- Your goal: Repeat what the lines below say, word for word, and skip every image.

**** Data lines

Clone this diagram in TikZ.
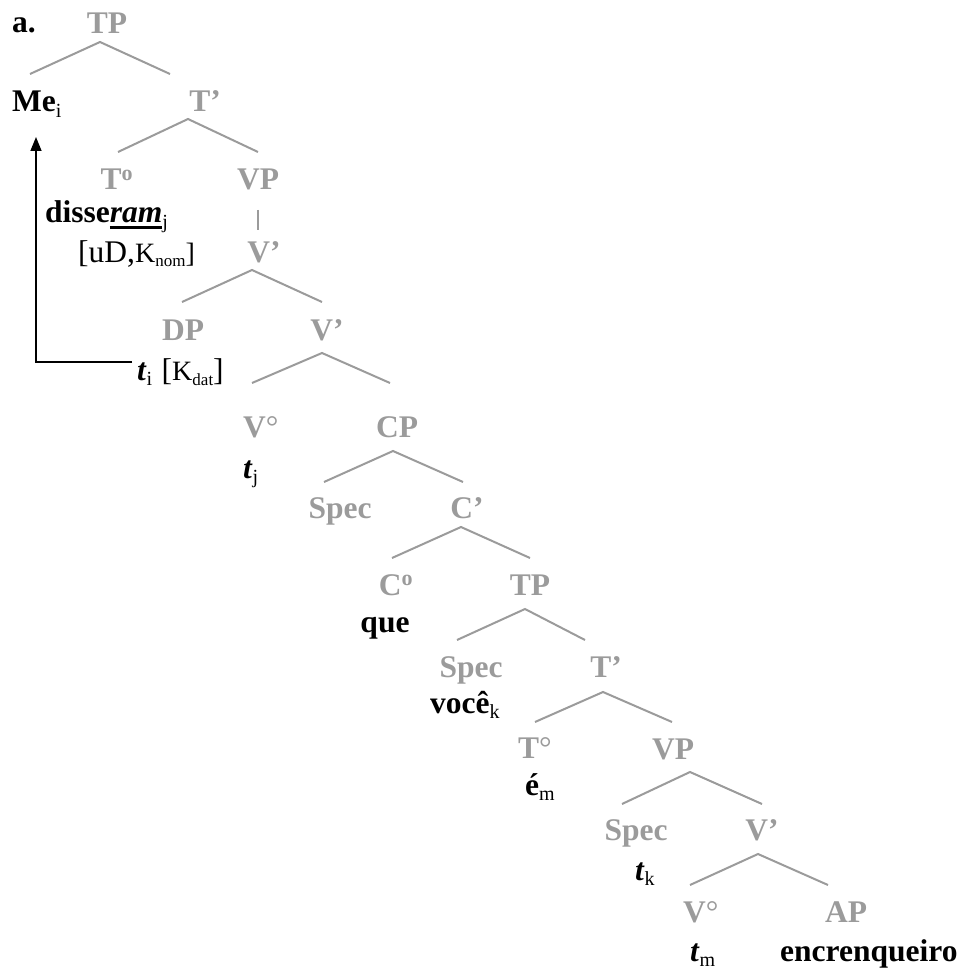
\documentclass[tikz,border=0pt]{standalone}
\usepackage{fontspec}
\setmainfont{Liberation Serif}
\usetikzlibrary{arrows.meta}
\definecolor{tg}{RGB}{155,155,155}
\newcommand{\lsub}[1]{\raisebox{-0.17em}{\fontsize{20}{20}\selectfont\mdseries\upshape #1}}
\newcommand{\ksub}[1]{\raisebox{-0.17em}{\fontsize{17}{17}\selectfont\mdseries\upshape #1}}
\newcommand{\thickul}[1]{\setbox0\hbox{#1}\rlap{\rule[-0.2em]{\wd0}{0.09em}}\box0}
\tikzset{
  lab/.style={inner sep=0pt, anchor=base, text=tg, font=\fontsize{31.5}{36}\selectfont\bfseries},
  word/.style={inner sep=0pt, anchor=base west, text=black, font=\fontsize{31.5}{36}\selectfont},
  branch/.style={draw=tg, line width=2pt},
  movearrow/.style={draw=black, line width=1.5pt, -{Triangle[length=14pt,width=11pt]}}
}
\begin{document}
\begin{tikzpicture}[x=1pt,y=-1pt]
\useasboundingbox (0,0) rectangle (964,968);
% labels
\node[word,font=\fontsize{31.5}{36}\selectfont\bfseries] (a) at (12,33) {a.};
\node[lab] (tp1) at (107,34) {TP};
\node[word] (me) at (12,112) {\textbf{Me}\lsub{i}};
\node[lab] (tbar1) at (205,112) {T’};
\node[lab] (t0a) at (117,190) {T\textsuperscript{o}};
\node[lab] (vp1) at (258,190) {VP};
\node[word] (disse) at (45,223) {\textbf{disse\thickul{\textit{ram}}}\lsub{j}};
\node[word] (feat) at (78,262) {[uD,\fontsize{28}{30}\selectfont K\ksub{nom}]};
\node[lab] (vbar1) at (264,262) {V’};
\node[lab] (dp) at (183,340) {DP};
\node[lab] (vbar2) at (327,340) {V’};
\node[word] (ti) at (137,380) {\textbf{\textit{t}}\lsub{i}\hspace{0.3em}[{\fontsize{28}{30}\selectfont K}\ksub{dat}]};
\node[lab,anchor=base west] (v0a) at (243,437) {V{\mdseries °}};
\node[lab] (cp) at (397,437) {CP};
\node[word] (tj) at (243,478) {\textbf{\textit{t}}\lsub{j}};
\node[lab] (spec1) at (340,518) {Spec};
\node[lab] (cbar) at (467,518) {C’};
\node[lab] (c0) at (396,595) {C\textsuperscript{o}};
\node[lab] (tp2) at (530,595) {TP};
\node[word,anchor=base] (que) at (385,632) {\textbf{que}};
\node[lab] (spec2) at (471,677) {Spec};
\node[lab] (tbar2) at (606,677) {T’};
\node[word] (voce) at (430,713) {\textbf{você}\lsub{k}};
\node[lab] (t0b) at (535,758) {T{\mdseries °}};
\node[lab] (vp2) at (673,759) {VP};
\node[word] (em) at (525,795) {\textbf{é}\lsub{m}};
\node[lab] (spec3) at (636,840) {Spec};
\node[lab] (vbar3) at (762,840) {V’};
\node[word] (tk) at (635,880) {\textbf{\textit{t}}\lsub{k}};
\node[lab,anchor=base west] (v0b) at (683,922) {V{\mdseries °}};
\node[lab] (ap) at (846,922) {AP};
\node[word] (tm) at (690,961) {\textbf{\textit{t}}\lsub{m}};
\node[word] (enc) at (780,961) {\textbf{encrenqueiro}};
% branches
\draw[branch] (30,74) -- (100,42) -- (170,74);
\draw[branch] (118,152) -- (188,119) -- (258,152);
\draw[branch] (258,210) -- (258,230);
\draw[branch] (182,302) -- (252,270) -- (322,302);
\draw[branch] (252,383) -- (322,353) -- (390,383);
\draw[branch] (324,482) -- (393,451) -- (463,482);
\draw[branch] (392,558) -- (461,527) -- (530,558);
\draw[branch] (457,640) -- (525,609) -- (585,640);
\draw[branch] (535,722) -- (603,692) -- (672,722);
\draw[branch] (622,804) -- (690,772) -- (762,804);
\draw[branch] (690,885) -- (758,854) -- (828,885);
% movement arrow
\coordinate (arrstart) at (132,362);
\coordinate (arrend) at (36,137);
\draw[movearrow] (arrstart) -| (arrend);
\end{tikzpicture}
\end{document}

********

- The output:
Clone this diagram in TikZ.
\documentclass[tikz,border=0pt]{standalone}
\usepackage{fontspec}
\setmainfont{Liberation Serif}
\usetikzlibrary{arrows.meta}
\definecolor{tg}{RGB}{155,155,155}
\newcommand{\lsub}[1]{\raisebox{-0.17em}{\fontsize{20}{20}\selectfont\mdseries\upshape #1}}
\newcommand{\ksub}[1]{\raisebox{-0.17em}{\fontsize{17}{17}\selectfont\mdseries\upshape #1}}
\newcommand{\thickul}[1]{\setbox0\hbox{#1}\rlap{\rule[-0.2em]{\wd0}{0.09em}}\box0}
\tikzset{
  lab/.style={inner sep=0pt, anchor=base, text=tg, font=\fontsize{31.5}{36}\selectfont\bfseries},
  word/.style={inner sep=0pt, anchor=base west, text=black, font=\fontsize{31.5}{36}\selectfont},
  branch/.style={draw=tg, line width=2pt},
  movearrow/.style={draw=black, line width=1.5pt, -{Triangle[length=14pt,width=11pt]}}
}
\begin{document}
\begin{tikzpicture}[x=1pt,y=-1pt]
\useasboundingbox (0,0) rectangle (964,968);
% labels
\node[word,font=\fontsize{31.5}{36}\selectfont\bfseries] (a) at (12,33) {a.};
\node[lab] (tp1) at (107,34) {TP};
\node[word] (me) at (12,112) {\textbf{Me}\lsub{i}};
\node[lab] (tbar1) at (205,112) {T’};
\node[lab] (t0a) at (117,190) {T\textsuperscript{o}};
\node[lab] (vp1) at (258,190) {VP};
\node[word] (disse) at (45,223) {\textbf{disse\thickul{\textit{ram}}}\lsub{j}};
\node[word] (feat) at (78,262) {[uD,\fontsize{28}{30}\selectfont K\ksub{nom}]};
\node[lab] (vbar1) at (264,262) {V’};
\node[lab] (dp) at (183,340) {DP};
\node[lab] (vbar2) at (327,340) {V’};
\node[word] (ti) at (137,380) {\textbf{\textit{t}}\lsub{i}\hspace{0.3em}[{\fontsize{28}{30}\selectfont K}\ksub{dat}]};
\node[lab,anchor=base west] (v0a) at (243,437) {V{\mdseries °}};
\node[lab] (cp) at (397,437) {CP};
\node[word] (tj) at (243,478) {\textbf{\textit{t}}\lsub{j}};
\node[lab] (spec1) at (340,518) {Spec};
\node[lab] (cbar) at (467,518) {C’};
\node[lab] (c0) at (396,595) {C\textsuperscript{o}};
\node[lab] (tp2) at (530,595) {TP};
\node[word,anchor=base] (que) at (385,632) {\textbf{que}};
\node[lab] (spec2) at (471,677) {Spec};
\node[lab] (tbar2) at (606,677) {T’};
\node[word] (voce) at (430,713) {\textbf{você}\lsub{k}};
\node[lab] (t0b) at (535,758) {T{\mdseries °}};
\node[lab] (vp2) at (673,759) {VP};
\node[word] (em) at (525,795) {\textbf{é}\lsub{m}};
\node[lab] (spec3) at (636,840) {Spec};
\node[lab] (vbar3) at (762,840) {V’};
\node[word] (tk) at (635,880) {\textbf{\textit{t}}\lsub{k}};
\node[lab,anchor=base west] (v0b) at (683,922) {V{\mdseries °}};
\node[lab] (ap) at (846,922) {AP};
\node[word] (tm) at (690,961) {\textbf{\textit{t}}\lsub{m}};
\node[word] (enc) at (780,961) {\textbf{encrenqueiro}};
% branches
\draw[branch] (30,74) -- (100,42) -- (170,74);
\draw[branch] (118,152) -- (188,119) -- (258,152);
\draw[branch] (258,210) -- (258,230);
\draw[branch] (182,302) -- (252,270) -- (322,302);
\draw[branch] (252,383) -- (322,353) -- (390,383);
\draw[branch] (324,482) -- (393,451) -- (463,482);
\draw[branch] (392,558) -- (461,527) -- (530,558);
\draw[branch] (457,640) -- (525,609) -- (585,640);
\draw[branch] (535,722) -- (603,692) -- (672,722);
\draw[branch] (622,804) -- (690,772) -- (762,804);
\draw[branch] (690,885) -- (758,854) -- (828,885);
% movement arrow
\coordinate (arrstart) at (132,362);
\coordinate (arrend) at (36,137);
\draw[movearrow] (arrstart) -| (arrend);
\end{tikzpicture}
\end{document}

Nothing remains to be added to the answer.